[Start DATA LINES]

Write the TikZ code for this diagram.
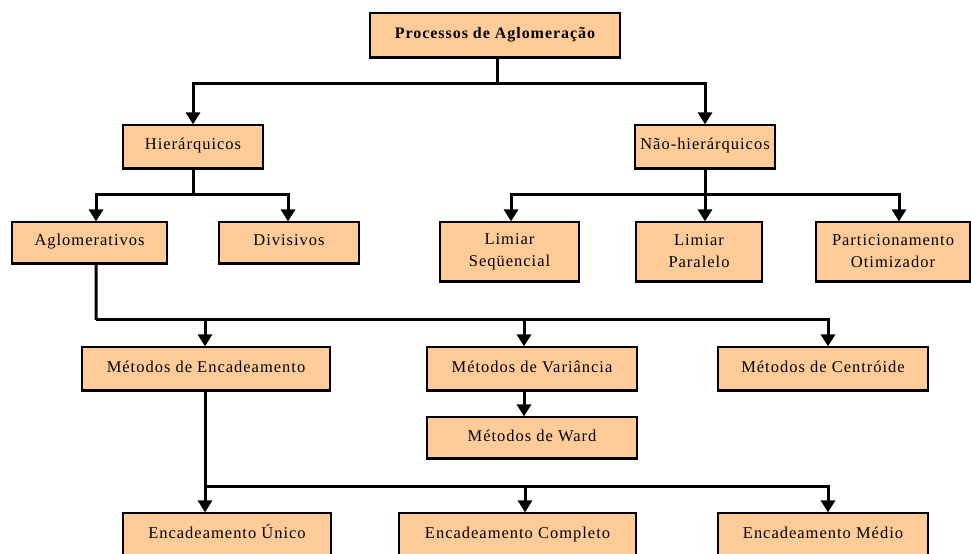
\documentclass[tikz,border=0pt]{standalone}
\usepackage{fontspec}
\setmainfont{Liberation Serif}[LetterSpace=6]
\usetikzlibrary{arrows.meta}
\definecolor{peach}{RGB}{255,204,153}
\tikzset{
  boxbase/.style={draw=black, line width=1.2bp, fill=peach, inner sep=0pt,
    align=center, font=\fontsize{16.5bp}{22bp}\selectfont},
  box/.style={boxbase, text height=11bp, text depth=4bp},
  tallbox/.style={boxbase, minimum height=59bp},
  conn/.style={line width=3bp, line join=miter},
  arr/.style={conn, -{Triangle[width=14bp,length=12bp]}}
}
\begin{document}
\begin{tikzpicture}[x=1bp,y=-1bp]
\clip (0,0) rectangle (971,554);
\fill[white] (0,0) rectangle (971,554);

% level 0
\node[box, minimum width=250bp, minimum height=44bp, font=\fontsize{16bp}{22bp}\selectfont\bfseries]
  (top) at (495,35) {Processos de Aglomeração};

% level 1
\node[box, minimum width=140bp, minimum height=43bp] (hier) at (193,146.5) {Hierárquicos};
\node[box, minimum width=140bp, minimum height=43bp] (naoh) at (705,146.5) {Não-hierárquicos};

% level 2
\node[box, minimum width=155bp, minimum height=41bp] (aglo) at (89.5,242.5) {Aglomerativos};
\node[box, minimum width=140bp, minimum height=41bp] (divi) at (289,242.5) {Divisivos};
\node[tallbox, minimum width=139bp] (lseq) at (509.5,251.5) {Limiar\\Seqüencial};
\node[tallbox, minimum width=126bp] (lpar) at (699,251.5) {Limiar\\Paralelo};
\node[tallbox, minimum width=154bp] (part) at (893,251.5) {Particionamento\\Otimizador};

% level 3
\node[box, minimum width=248bp, minimum height=43bp] (menc) at (206,368.5) {Métodos de Encadeamento};
\node[box, minimum width=210bp, minimum height=43bp] (mvar) at (532,368.5) {Métodos de Variância};
\node[box, minimum width=210bp, minimum height=43bp] (mcen) at (823,368.5) {Métodos de Centróide};
\node[box, minimum width=210bp, minimum height=41bp] (ward) at (532,437.5) {Métodos de Ward};

% level 4
\node[box, minimum width=208bp, minimum height=43bp] (unic) at (227,534.5) {Encadeamento Único};
\node[box, minimum width=237bp, minimum height=43bp] (comp) at (517.5,534.5) {Encadeamento Completo};
\node[box, minimum width=210bp, minimum height=43bp] (medi) at (823,534.5) {Encadeamento Médio};

% heavier lower edge of every box
\foreach \n in {top,hier,naoh,aglo,divi,lseq,lpar,part,menc,mvar,mcen,ward}
  \draw[line width=2.4bp] ([yshift=-0.6bp]\n.south west) -- ([yshift=-0.6bp]\n.south east);

% branch points
\coordinate (b1) at (497,84);
\coordinate (b2) at (193,195);
\coordinate (b3) at (705,195);
\coordinate (b4) at (96,320);
\coordinate (b5) at (205,486);

% connectors
\draw[conn] (top.south -| b1) -- (b1);
\draw[arr] (b1) -| (hier.north);
\draw[arr] (b1) -| (naoh.north);

\draw[conn] (hier.south) -- (b2);
\draw[arr] (b2) -| ([xshift=6.5bp]aglo.north);
\draw[arr] (b2) -| ([xshift=-1bp]divi.north);

\draw[conn] (naoh.south) -- (b3);
\draw[arr] (b3) -| ([xshift=1.5bp]lseq.north);
\draw[arr] (b3) -| ([xshift=6bp]lpar.north);
\draw[arr] (b3) -| ([xshift=6bp]part.north);

\draw[conn] ([xshift=6.5bp]aglo.south) -- (b4);
\draw[arr] (b4) -| ([xshift=-1bp]menc.north);
\draw[arr] (b4) -| ([xshift=-8bp]mvar.north);
\draw[arr] (b4) -| ([xshift=5bp]mcen.north);

\draw[arr] ([xshift=-8bp]mvar.south) -- ([xshift=-8bp]ward.north);

\draw[conn] ([xshift=-1bp]menc.south) -- (b5);
\draw[arr] (b5) -| ([xshift=-22bp]unic.north);
\draw[arr] (b5) -| ([xshift=7.5bp]comp.north);
\draw[arr] (b5) -| ([xshift=5bp]medi.north);
\end{tikzpicture}
\end{document}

[End DATA LINES]

AIM OF THE EXERCISE: Omit the pictures and give the material again, exactly and in full.

OUTPUT FOR THIS EXERCISE:
Write the TikZ code for this diagram.
\documentclass[tikz,border=0pt]{standalone}
\usepackage{fontspec}
\setmainfont{Liberation Serif}[LetterSpace=6]
\usetikzlibrary{arrows.meta}
\definecolor{peach}{RGB}{255,204,153}
\tikzset{
  boxbase/.style={draw=black, line width=1.2bp, fill=peach, inner sep=0pt,
    align=center, font=\fontsize{16.5bp}{22bp}\selectfont},
  box/.style={boxbase, text height=11bp, text depth=4bp},
  tallbox/.style={boxbase, minimum height=59bp},
  conn/.style={line width=3bp, line join=miter},
  arr/.style={conn, -{Triangle[width=14bp,length=12bp]}}
}
\begin{document}
\begin{tikzpicture}[x=1bp,y=-1bp]
\clip (0,0) rectangle (971,554);
\fill[white] (0,0) rectangle (971,554);

% level 0
\node[box, minimum width=250bp, minimum height=44bp, font=\fontsize{16bp}{22bp}\selectfont\bfseries]
  (top) at (495,35) {Processos de Aglomeração};

% level 1
\node[box, minimum width=140bp, minimum height=43bp] (hier) at (193,146.5) {Hierárquicos};
\node[box, minimum width=140bp, minimum height=43bp] (naoh) at (705,146.5) {Não-hierárquicos};

% level 2
\node[box, minimum width=155bp, minimum height=41bp] (aglo) at (89.5,242.5) {Aglomerativos};
\node[box, minimum width=140bp, minimum height=41bp] (divi) at (289,242.5) {Divisivos};
\node[tallbox, minimum width=139bp] (lseq) at (509.5,251.5) {Limiar\\Seqüencial};
\node[tallbox, minimum width=126bp] (lpar) at (699,251.5) {Limiar\\Paralelo};
\node[tallbox, minimum width=154bp] (part) at (893,251.5) {Particionamento\\Otimizador};

% level 3
\node[box, minimum width=248bp, minimum height=43bp] (menc) at (206,368.5) {Métodos de Encadeamento};
\node[box, minimum width=210bp, minimum height=43bp] (mvar) at (532,368.5) {Métodos de Variância};
\node[box, minimum width=210bp, minimum height=43bp] (mcen) at (823,368.5) {Métodos de Centróide};
\node[box, minimum width=210bp, minimum height=41bp] (ward) at (532,437.5) {Métodos de Ward};

% level 4
\node[box, minimum width=208bp, minimum height=43bp] (unic) at (227,534.5) {Encadeamento Único};
\node[box, minimum width=237bp, minimum height=43bp] (comp) at (517.5,534.5) {Encadeamento Completo};
\node[box, minimum width=210bp, minimum height=43bp] (medi) at (823,534.5) {Encadeamento Médio};

% heavier lower edge of every box
\foreach \n in {top,hier,naoh,aglo,divi,lseq,lpar,part,menc,mvar,mcen,ward}
  \draw[line width=2.4bp] ([yshift=-0.6bp]\n.south west) -- ([yshift=-0.6bp]\n.south east);

% branch points
\coordinate (b1) at (497,84);
\coordinate (b2) at (193,195);
\coordinate (b3) at (705,195);
\coordinate (b4) at (96,320);
\coordinate (b5) at (205,486);

% connectors
\draw[conn] (top.south -| b1) -- (b1);
\draw[arr] (b1) -| (hier.north);
\draw[arr] (b1) -| (naoh.north);

\draw[conn] (hier.south) -- (b2);
\draw[arr] (b2) -| ([xshift=6.5bp]aglo.north);
\draw[arr] (b2) -| ([xshift=-1bp]divi.north);

\draw[conn] (naoh.south) -- (b3);
\draw[arr] (b3) -| ([xshift=1.5bp]lseq.north);
\draw[arr] (b3) -| ([xshift=6bp]lpar.north);
\draw[arr] (b3) -| ([xshift=6bp]part.north);

\draw[conn] ([xshift=6.5bp]aglo.south) -- (b4);
\draw[arr] (b4) -| ([xshift=-1bp]menc.north);
\draw[arr] (b4) -| ([xshift=-8bp]mvar.north);
\draw[arr] (b4) -| ([xshift=5bp]mcen.north);

\draw[arr] ([xshift=-8bp]mvar.south) -- ([xshift=-8bp]ward.north);

\draw[conn] ([xshift=-1bp]menc.south) -- (b5);
\draw[arr] (b5) -| ([xshift=-22bp]unic.north);
\draw[arr] (b5) -| ([xshift=7.5bp]comp.north);
\draw[arr] (b5) -| ([xshift=5bp]medi.north);
\end{tikzpicture}
\end{document}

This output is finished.